第77章 世界一の辛さ
「お前はどれだけ俺の寿命を縮めれば気が済むんだ!!!!!!!!!!」
病院に駆け込んできた実弥に開口一番そう言われた。
待合室で春風さんと彼を待っていたら案の定怒鳴られた。ああ、他に人がいない時間でよかった!
「実弥好き」
「誤魔化されねえぞ」
まあ、止血したし。
怪我も浅いし全然大したことなかったのだけど…。
「また1人で解決したのかぁああァ」
「引率は春風さんです!」
「どうも〜」
「……」
実弥は頭を抱えて椅子にどかっと座り込んだ。
……あ、なんかごめん。
「春風さん格好良かった!ズバンって潜り込んで、そんな体勢低くて走れるのかってくらい!それで早くて、ズバビュンってくらいすごい勢いでパンチしたの!!!」
「まあまあ、君の奥さんはこの通り元気みたいですから。
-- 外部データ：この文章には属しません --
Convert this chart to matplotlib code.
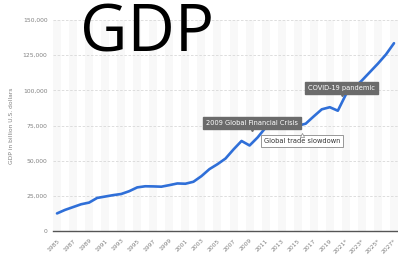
import numpy as np
import matplotlib.pyplot as plt

years = np.arange(1985, 2028)
gdp = [12500, 15000, 17000, 19000, 20200, 23500, 24500, 25500, 26300, 28300,
       31000, 31800, 31700, 31500, 32600, 33800, 33600, 35000, 39000, 44000,
       47500, 51500, 58000, 64000, 60800, 66500, 73500, 74500, 76500, 78500,
       74800, 76300, 81500, 86500, 88000, 85500, 97000, 101500, 107000, 113000,
       119000, 125500, 133500]
tick_years = list(range(1985, 2028, 2))
tick_labels = [str(y) + ('*' if y > 2020 else '') for y in tick_years]
y_ticks = [0, 25000, 50000, 75000, 100000, 125000, 150000]

fig = plt.figure(figsize=(3.98, 2.6), dpi=100)
ax = fig.add_axes([53 / 398, 1 - 231 / 260, 345 / 398, 211 / 260])

for y in years[::2]:
    ax.axvspan(y - 0.5, y + 0.5, color='#f8f8f8', lw=0, zorder=0)

ax.plot(years, gdp, color='#2f6fd8', lw=1.9, solid_capstyle='round',
        solid_joinstyle='round', zorder=3)

ax.set_xlim(1984.5, 2027.5)
ax.set_ylim(0, 150000)
ax.set_yticks(y_ticks)
ax.set_yticklabels([f'{v:,}' for v in y_ticks], fontsize=4.3, color='#808080')
ax.set_xticks(tick_years)
ax.set_xticklabels(tick_labels, rotation=45, ha='right', rotation_mode='anchor',
                   fontsize=4.3, color='#808080')
ax.tick_params(length=0, pad=4)
ax.tick_params(axis='x', pad=5)
ax.grid(axis='y', color='#d8d8d8', ls=(0, (3, 2)), lw=0.6)
for s in ['top', 'right', 'left']:
    ax.spines[s].set_visible(False)
ax.spines['bottom'].set_color('#555555')
ax.spines['bottom'].set_linewidth(1.0)
ax.set_ylabel('GDP in billion U.S. dollars', fontsize=4.3, color='#808080', labelpad=6)

# annotations
dark = dict(boxstyle='square,pad=0.45', fc='#6b6b6b', ec='#6b6b6b')
ax.text(2009.3, 77000, '2009 Global Financial Crisis', fontsize=4.8, color='white',
        ha='center', va='center', bbox=dark, zorder=5)
ax.plot([2009.3], [72600], marker='v', ms=3, color='#6b6b6b', zorder=5)
ax.text(2020.5, 102000, 'COVID-19 pandemic', fontsize=4.8, color='white',
        ha='center', va='center', bbox=dark, zorder=5)
ax.plot([2020.5], [97700], marker='v', ms=3, color='#6b6b6b', zorder=5)
ax.text(2015.5, 63800, 'Global trade slowdown', fontsize=4.8, color='#333333',
        ha='center', va='center', zorder=5,
        bbox=dict(boxstyle='square,pad=0.45', fc='white', ec='#888888', lw=0.6))
ax.plot([2015.5], [68100], marker='^', ms=3, color='white', mec='#888888', mew=0.5, zorder=6)

fig.text(80 / 398, 1 - 35 / 260, 'GDP', fontsize=47, family='Open Sans',
         color='black', ha='left', va='center')

fig.savefig('out.png', dpi=100)
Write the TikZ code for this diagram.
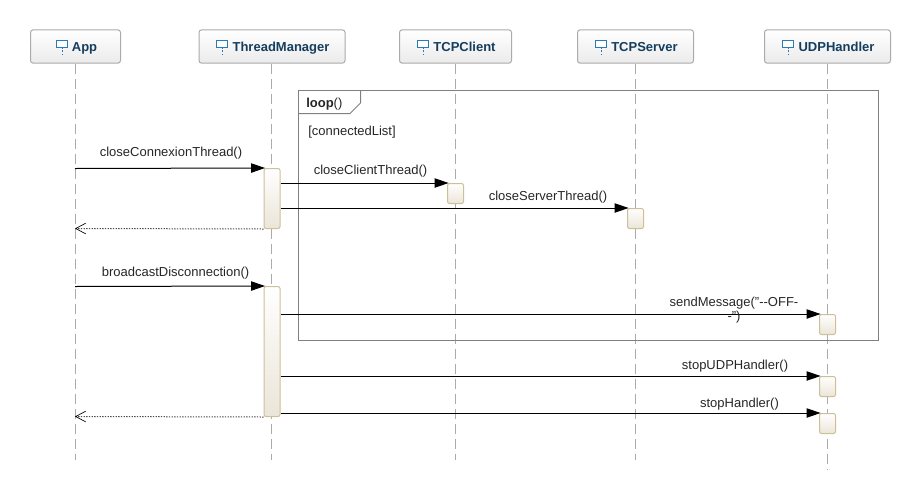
\documentclass[tikz,border=0pt]{standalone}
\usepackage{fontspec}
\setmainfont{Liberation Sans}
\usetikzlibrary{arrows.meta}
\definecolor{headtext}{HTML}{153E5E}
\definecolor{iconblue}{HTML}{2B7BB5}
\definecolor{headedge}{HTML}{ABABAB}
\definecolor{actedge}{HTML}{CDBF98}
\definecolor{actfoot}{HTML}{EBE5D8}
\definecolor{lifegrey}{HTML}{ABABAB}
\definecolor{framegrey}{HTML}{808080}

\begin{document}
\begin{tikzpicture}[x=.75pt,y=-.75pt,
	head/.style={draw=headedge, line width=.75pt, rounded corners=2pt, top color=white, bottom color=black!8,
		minimum height=25pt, inner sep=0pt, text height=7.5pt, text depth=0pt,
		font=\bfseries\fontsize{9.75}{11}\selectfont, text=headtext},
	act/.style={draw=actedge, line width=.75pt, rounded corners=1.5pt, top color=white, bottom color=actfoot,
		minimum width=12pt, inner sep=0pt},
	life/.style={lifegrey, line width=.75pt, dash pattern=on 7.5pt off 3.75pt},
	msg/.style={black, line width=.75pt, shorten >=-1.2pt, -{Triangle[length=10.5pt, width=7pt]}},
	ret/.style={black!70, line width=.75pt, dash pattern=on 1pt off 1pt, -{Straight Barb[length=7.5pt, width=8pt, black, line width=.5pt]}},
	lbl/.style={font=\fontsize{9.75}{11}\selectfont, inner sep=0pt, align=center, text=black!85}]
	\path[use as bounding box] (0,0) rectangle (920,500);

	% lifeline heads
	\node [head, minimum width=67.5pt] (app) at (75.5,46.5) {\hspace{13.5pt}App};
	\node [head, minimum width=109.5pt] (mgr) at (272,46.5) {\hspace{13.5pt}ThreadManager};
	\node [head, minimum width=84pt] (cli) at (455.5,46.5) {\hspace{13.5pt}TCPClient};
	\node [head, minimum width=87pt] (srv) at (635.5,46.5) {\hspace{13.5pt}TCPServer};
	\node [head, minimum width=94.5pt] (udp) at (827.5,46.5) {\hspace{13.5pt}UDPHandler};

	% small icons in the heads
	\foreach \x in {62,222,423,601,788} {
		\draw [iconblue, fill=white, line width=.75pt] (\x-5.5,40.5) rectangle (\x+5.5,47);
		\draw [iconblue, line width=.75pt, dash pattern=on 1.5pt off 1pt] (\x,47) -- (\x,54);
	}

	% lifelines
	\coordinate (appEnd) at (75.5,460);
	\coordinate (mgrEnd) at (271.5,460);
	\coordinate (cliEnd) at (455.5,460);
	\coordinate (srvEnd) at (635.5,460);
	\coordinate (udpEnd) at (827.5,470);
	\draw [life] (app) -- (appEnd);
	\draw [life] (mgr.south -| mgrEnd) -- (mgrEnd);
	\draw [life] (cli) -- (cliEnd);
	\draw [life] (srv) -- (srvEnd);
	\draw [life] (udp) -- (udpEnd);

	% loop frame
	\draw [framegrey, line width=.75pt] (298.5,90.5) rectangle (878.5,340.5);
	\draw [framegrey, line width=.75pt] (298.5,113.5) -- (350,113.5) -- (360.5,103) -- (360.5,90.5);
	\node [lbl, anchor=west] (loopTag) at (306,104.5) {\textbf{loop}()};
	\node [lbl, anchor=west] (guard) at (308,132) {[connectedList]};

	% activations
	\node [act, minimum height=45pt] (mgrA) at (272,198.5) {};
	\node [act, minimum height=97.5pt] (mgrB) at (272,351.5) {};
	\node [act, minimum height=15pt] (cliA) at (455.5,193.5) {};
	\node [act, minimum height=15pt] (srvA) at (635.5,218.5) {};
	\node [act, minimum height=15pt] (udpA) at (827.5,324.5) {};
	\node [act, minimum height=15pt] (udpB) at (827.5,386.5) {};
	\node [act, minimum height=15pt] (udpC) at (827.5,423.5) {};

	% free ends on the App lifeline
	\coordinate (appCall) at (75,168.5);
	\coordinate (appBack) at (75,228.5);
	\coordinate (appCast) at (75,286.5);
	\coordinate (appLast) at (75,416.5);

	% messages
	\draw [msg] (appCall) -- (mgrA.north west);
	\node [lbl] (callLbl) at (171,153) {closeConnexionThread()};

	\draw [msg] (mgrA.east |- cliA.north) -- (cliA.north west);
	\node [lbl] (cliLbl) at (370.5,171) {closeClientThread()};

	\draw [msg] (mgrA.east |- srvA.north) -- (srvA.north west);
	\node [lbl] (srvLbl) at (548,197) {closeServerThread()};

	\draw [ret] (mgrA.south west) -- (appBack);

	\draw [msg] (appCast) -- (mgrB.north west);
	\node [lbl] (castLbl) at (175.5,273) {broadcastDisconnection()};

	\draw [msg] (mgrB.east |- udpA.north) -- (udpA.north west);
	\node [lbl] (sendLbl) at (734,310) {sendMessage("-{}-OFF-\\-")};

	\draw [msg] (mgrB.east |- udpB.north) -- (udpB.north west);
	\node [lbl] (stopLbl) at (735,366) {stopUDPHandler()};

	\draw [ret] (mgrB.south west) -- (appLast);

	\draw [msg] (mgrB.east |- udpC.north) -- (udpC.north west);
	\node [lbl] (haltLbl) at (739.5,404) {stopHandler()};
\end{tikzpicture}
\end{document}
」
春風さんは落ち込む実弥の背中をバシバシ叩いて慰めていた。
「実弥くんは、この子と一緒にいる限り多分一生こんなことと付き合っていかないといけませんよ。」
その時、ふと春風さんがそんなことを言った。
「ね、さん」
「?????はい!」
よくわからないがとりあえず返事をしておいた。
「これからの人生、君のものですけどね。」
彼はすっと立ち上がり、待合室の扉に手をかけた。
「どうか後悔しませにんように。」
にこり、と笑う。
「人払いはしていますが10分で出てください。私は仕事がありますから。」
どこか含みのある笑みに私は首を傾げた。
……何を言っていたのか全然わからん。